The bright summer sunshine and the icy breezes flowing off the glacier put some of us in the mood for a dip, so Rowan and Greg from Deception leapt from the swim step into the silty bitterly cold water between the bergs. As Rowan put it, it is better to go through life with a couple of “wish I wouldn’t haves” than a whole bunch of “wish I would haves”.
The currents began to shift and the ice circled around us, indicating a good time to leave, so we started up the diesels and made for the north arm of the Sawyer Glacier, which reaches into the water in a narrower section of fjord. The glacier is compressed by the constricted channel, and the highest point is nearly 300’ above the waterline. The face of glacier continues down well below the surface nearly 400’ to the bedrock below. As we idled about a quarter mile from the face of the glacier things were suspiciously quiet. The incremental downhill motion of the glacier never ceases, and if pieces don’t calve off continuously the compressive stress within the ice can build up until it reaches a major breaking point. Thirty minutes had passed and no ice had fallen. We sat contemplating the incredible forces at play, when suddenly a great boil of water appeared in the still water at the foot of the wall. From the boil erupted a stupendously large block of ice, so dense and old it appeared almost black. The apartment building-sized block bucked up and pitched over, shedding rock and mud and thousands of gallons water.

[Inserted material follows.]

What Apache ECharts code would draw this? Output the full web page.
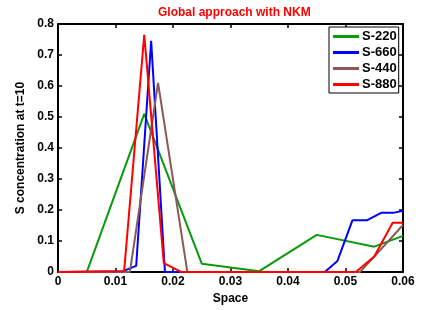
<!DOCTYPE html>
<html>
<head>
<meta charset="utf-8">
<script src="https://cdn.jsdelivr.net/npm/echarts@6/dist/echarts.min.js"></script>
<style>html,body{margin:0;padding:0;background:#fff}#c{width:445px;height:310px}</style>
</head>
<body>
<div id="c"></div>
<script>
const seriesNames = ['S-220', 'S-660', 'S-440', 'S-880'];
const xTicks = [0, 0.01, 0.02, 0.03, 0.04, 0.05, 0.06];
const yTicks = [0, 0.1, 0.2, 0.3, 0.4, 0.5, 0.6, 0.7, 0.8];

const s220x = [0, 0.005, 0.015, 0.025, 0.035, 0.045, 0.055, 0.06];
const s220y = [0, 0, 0.51, 0.027, 0.003, 0.12, 0.082, 0.117];

const s660x = [0.0012, 0.0113, 0.0136, 0.0162, 0.0186, 0.0464, 0.0486, 0.0512, 0.0537, 0.0562, 0.0583, 0.06];
const s660y = [0, 0.003, 0.02, 0.746, 0, 0, 0.036, 0.167, 0.167, 0.191, 0.191, 0.198];

const s440x = [0, 0.0125, 0.0174, 0.0225, 0.0525, 0.055, 0.06];
const s440y = [0, 0, 0.61, 0, 0, 0.05, 0.152];

const s880x = [0, 0.0115, 0.015, 0.0184, 0.0215, 0.0518, 0.055, 0.0582, 0.06];
const s880y = [0, 0.003, 0.765, 0.029, 0, 0, 0.05, 0.159, 0.159];

const colors = ['#0a9a0a', '#0000ff', '#8b5757', '#ff0000'];
const xs = [s220x, s660x, s440x, s880x];
const ys = [s220y, s660y, s440y, s880y];

const font = 'Liberation Sans, Arial, Helvetica, sans-serif';
const chart = echarts.init(document.getElementById('c'));

function fmt(v) { return v === 0 ? '0' : String(+v.toFixed(2)); }
const axisLine = { show: true, onZero: false, lineStyle: { color: '#000', width: 2 } };
const axisTick = { show: true, inside: true, length: 4, lineStyle: { color: '#000', width: 1.5 } };

chart.setOption({
  animation: false,
  title: {
    text: 'Global approach with NKM',
    left: 153, top: 2,
    textStyle: { color: '#ff0000', fontSize: 12, fontWeight: 'bold', fontFamily: font }
  },
  grid: { left: 58, right: 42, top: 24, bottom: 35 },
  legend: {
    data: seriesNames,
    orient: 'vertical',
    left: 329, top: 27,
    padding: [3, 2, 2, 4],
    itemGap: 3,
    itemWidth: 26, itemHeight: 3,
    icon: 'rect',
    borderColor: '#000', borderWidth: 1, backgroundColor: '#fff',
    textStyle: { fontSize: 13, fontWeight: 'bold', fontFamily: font, color: '#000', padding: [0, 0, 0, -2], lineHeight: 13 }
  },
  xAxis: [{
    type: 'value', min: 0, max: 0.06, interval: 0.01,
    name: 'Space', nameLocation: 'middle', nameGap: 16,
    nameTextStyle: { fontSize: 12, fontWeight: 'bold', fontFamily: font, color: '#000' },
    axisLine: axisLine, axisTick: axisTick, splitLine: { show: false },
    axisLabel: { fontSize: 12, fontWeight: 'bold', fontFamily: font, color: '#000', margin: 4, formatter: fmt }
  }, {
    type: 'value', min: 0, max: 0.06, interval: 0.01, position: 'top',
    axisLine: axisLine, axisTick: axisTick, splitLine: { show: false },
    axisLabel: { show: false }
  }],
  yAxis: [{
    type: 'value', min: 0, max: 0.8, interval: 0.1,
    name: 'S concentration at t=10', nameLocation: 'middle', nameGap: 31,
    nameTextStyle: { fontSize: 12, fontWeight: 'bold', fontFamily: font, color: '#000' },
    axisLine: axisLine, axisTick: axisTick, splitLine: { show: false },
    axisLabel: { fontSize: 12, fontWeight: 'bold', fontFamily: font, color: '#000', margin: 4, formatter: fmt }
  }, {
    type: 'value', min: 0, max: 0.8, interval: 0.1, position: 'right',
    axisLine: axisLine, axisTick: axisTick, splitLine: { show: false },
    axisLabel: { show: false }
  }],
  series: seriesNames.map((n, i) => ({
    name: n, type: 'line', showSymbol: false, symbol: 'none',
    xAxisIndex: 0, yAxisIndex: 0,
    color: colors[i],
    lineStyle: { width: 2, color: colors[i] },
    data: xs[i].map((x, j) => [x, ys[i][j]]),
    z: 2
  }))
});
</script>
</body>
</html>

This phenomenon, known as a “shooter” occurs when a block of ice breaks free of the glacier below the water’s surface. We all agreed that even among those of us who have been many times to the glacier none had ever seen one so huge. Any boat that was so unfortunate as to have been in the spot where it appeared would have been immediately destroyed. A powerful reminder of why it isn’t safe to motor close to the glacier!
We cruised back towards No-Name Cove, stopping to nose the bow pulpit under a freezing waterfall- a great way to rinse off the anchor and an even better way to rinse off the captain! Rich on Deception led, followed by Jim and Katie on Navigator and Mike on Ajax. Felling much refreshed after a long day on the water, we pulled back in to no-name cove around six just in time for dinner.
The evening passed with only a brief sighting of a bear far away across the cove. The sun set slowly, lighting the clouds a brilliant red. They say that red sky at night is sailors delight, and we certainly hope it’s true because tomorrow we cross the sometimes wild (but often whale-filled) Fredrick Sound.